Since all auxiliary storage comes from the frequency array, extra space remains linear.
Test Cases
solution = Solution()
# Example 1
assert solution.maxSumRangeQuery(
[1, 2, 3, 4, 5],
[[1, 3], [0, 1]]
) == 19 # standard overlapping ranges
# Example 2
assert solution.maxSumRangeQuery(
[1, 2, 3, 4, 5, 6],
[[0, 1]]
) == 11 # single request
# Example 3
assert solution.maxSumRangeQuery(
[1, 2, 3, 4, 5, 10],
[[0, 2], [1, 3], [1, 1]]
) == 47 # overlapping requests
# Single element array
assert solution.maxSumRangeQuery(
[7],
[[0, 0]]
) == 7 # minimum n
# No overlap between requests
assert solution.maxSumRangeQuery(
[1, 2, 3, 4],
[[0, 0], [3, 3]]
) == 7 # largest values should go to used positions
# Full range request
assert solution.maxSumRangeQuery(
[1, 2, 3, 4],
[[0, 3]]
) == 10 # every index equally weighted
# Heavy overlap
assert solution.maxSumRangeQuery(
[1, 2, 3, 4, 5],
[[0, 4], [0, 4], [0, 4]]
) == 45 # all positions used equally
# Unused indices exist
assert solution.maxSumRangeQuery(
[1, 2, 100, 200],
[[0, 0]]
) == 200 # largest number assigned to used index
# Large values stress test
assert solution.maxSumRangeQuery(
[100000] * 5,
[[0, 4], [0, 4]]
) == 1000000 # modulo handling
Test Summary
| Test | Why |
|---|---|
| Example 1 | Validates overlapping requests |
| Example 2 | Tests single request behavior |
| Example 3 | Verifies uneven frequency distribution |
| Single element | Minimum constraint case |
| No overlap | Ensures optimal reassignment |
| Full range | All indices equally weighted |
| Heavy overlap | Repeated full coverage |
| Unused indices | Confirms zero-frequency handling |
| Large values | Verifies arithmetic robustness |
Edge Cases
Indices That Never Appear in Requests
Some positions may never be included in any request. Their frequency becomes zero.

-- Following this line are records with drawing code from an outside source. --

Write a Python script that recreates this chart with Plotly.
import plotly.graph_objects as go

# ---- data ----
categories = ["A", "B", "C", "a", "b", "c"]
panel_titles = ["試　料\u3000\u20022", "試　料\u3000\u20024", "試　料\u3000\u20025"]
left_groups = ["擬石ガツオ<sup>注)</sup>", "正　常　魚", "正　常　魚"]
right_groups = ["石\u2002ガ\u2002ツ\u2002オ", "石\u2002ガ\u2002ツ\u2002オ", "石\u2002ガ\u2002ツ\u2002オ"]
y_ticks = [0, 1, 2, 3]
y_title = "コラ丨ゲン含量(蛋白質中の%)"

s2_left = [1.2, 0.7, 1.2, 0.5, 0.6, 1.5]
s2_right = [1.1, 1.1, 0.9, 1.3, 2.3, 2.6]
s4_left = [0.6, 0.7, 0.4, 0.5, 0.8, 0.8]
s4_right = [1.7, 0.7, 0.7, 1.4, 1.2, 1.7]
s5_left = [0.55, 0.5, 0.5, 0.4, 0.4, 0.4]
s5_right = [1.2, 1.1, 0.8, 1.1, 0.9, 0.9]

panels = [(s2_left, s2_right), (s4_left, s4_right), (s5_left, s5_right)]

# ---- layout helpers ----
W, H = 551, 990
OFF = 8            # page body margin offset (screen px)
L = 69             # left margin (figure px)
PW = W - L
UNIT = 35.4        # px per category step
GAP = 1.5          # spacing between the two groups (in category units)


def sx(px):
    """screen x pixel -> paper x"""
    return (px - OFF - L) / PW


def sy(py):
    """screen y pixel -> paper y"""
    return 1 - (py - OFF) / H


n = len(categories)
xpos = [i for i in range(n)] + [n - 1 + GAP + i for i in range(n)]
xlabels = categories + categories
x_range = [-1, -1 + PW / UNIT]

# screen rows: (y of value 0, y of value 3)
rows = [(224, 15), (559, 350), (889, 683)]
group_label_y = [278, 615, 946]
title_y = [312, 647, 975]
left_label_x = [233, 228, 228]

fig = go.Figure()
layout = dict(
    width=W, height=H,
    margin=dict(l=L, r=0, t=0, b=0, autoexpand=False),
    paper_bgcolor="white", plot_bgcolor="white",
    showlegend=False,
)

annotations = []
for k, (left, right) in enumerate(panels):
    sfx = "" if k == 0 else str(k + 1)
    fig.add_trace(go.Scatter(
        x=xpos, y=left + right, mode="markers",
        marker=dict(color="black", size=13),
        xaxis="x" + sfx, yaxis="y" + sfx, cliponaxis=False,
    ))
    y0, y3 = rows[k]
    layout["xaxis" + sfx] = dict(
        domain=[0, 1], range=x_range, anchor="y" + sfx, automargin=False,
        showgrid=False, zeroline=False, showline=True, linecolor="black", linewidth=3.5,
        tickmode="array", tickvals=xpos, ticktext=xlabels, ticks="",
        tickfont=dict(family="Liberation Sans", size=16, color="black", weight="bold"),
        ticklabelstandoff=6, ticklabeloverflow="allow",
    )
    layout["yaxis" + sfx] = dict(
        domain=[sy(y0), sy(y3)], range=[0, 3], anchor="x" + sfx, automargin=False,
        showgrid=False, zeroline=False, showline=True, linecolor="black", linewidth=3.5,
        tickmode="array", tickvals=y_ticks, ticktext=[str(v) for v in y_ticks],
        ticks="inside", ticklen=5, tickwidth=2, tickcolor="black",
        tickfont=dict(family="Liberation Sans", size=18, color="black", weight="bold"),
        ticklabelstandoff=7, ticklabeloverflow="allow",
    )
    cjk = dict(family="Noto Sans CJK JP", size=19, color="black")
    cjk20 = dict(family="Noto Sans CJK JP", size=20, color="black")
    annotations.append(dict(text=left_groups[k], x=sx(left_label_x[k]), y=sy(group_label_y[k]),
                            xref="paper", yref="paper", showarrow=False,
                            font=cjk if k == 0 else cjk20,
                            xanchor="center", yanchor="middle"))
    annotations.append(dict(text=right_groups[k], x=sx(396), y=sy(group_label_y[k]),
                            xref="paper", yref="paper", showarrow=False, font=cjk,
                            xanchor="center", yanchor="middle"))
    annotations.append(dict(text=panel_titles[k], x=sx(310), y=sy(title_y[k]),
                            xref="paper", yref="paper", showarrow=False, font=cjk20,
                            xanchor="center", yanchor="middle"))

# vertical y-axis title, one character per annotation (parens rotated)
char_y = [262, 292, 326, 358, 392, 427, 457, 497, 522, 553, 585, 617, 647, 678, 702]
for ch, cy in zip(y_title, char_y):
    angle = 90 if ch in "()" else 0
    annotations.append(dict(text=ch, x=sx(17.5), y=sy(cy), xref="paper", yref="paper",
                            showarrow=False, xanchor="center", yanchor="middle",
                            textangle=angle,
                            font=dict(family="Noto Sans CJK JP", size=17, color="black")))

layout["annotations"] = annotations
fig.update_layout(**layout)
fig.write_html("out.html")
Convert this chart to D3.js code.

This can easily cause mistakes if frequencies are not computed correctly. A buggy implementation might accidentally assign large numbers to unused indices.
Our solution handles this naturally because frequencies are sorted. Zero-frequency positions appear at the front, meaning the smallest values are assigned there while larger numbers are reserved for useful positions.
Large Overlapping Requests
Many requests may overlap heavily on a small set of indices.
A naive implementation that increments every index inside every range would become too slow and could exceed time limits.
The difference array avoids this issue entirely. Each request performs only two constant-time updates regardless of range size, making the solution scalable to 100,000 requests.
Very Large Sums
Since both nums[i] and request counts can become large, the total sum may exceed normal integer ranges.
This is particularly important in Go, where integer overflow can occur more easily depending on architecture.
Our implementation applies modulo arithmetic throughout accumulation and uses int64 in Go to safely store intermediate products before taking the modulo.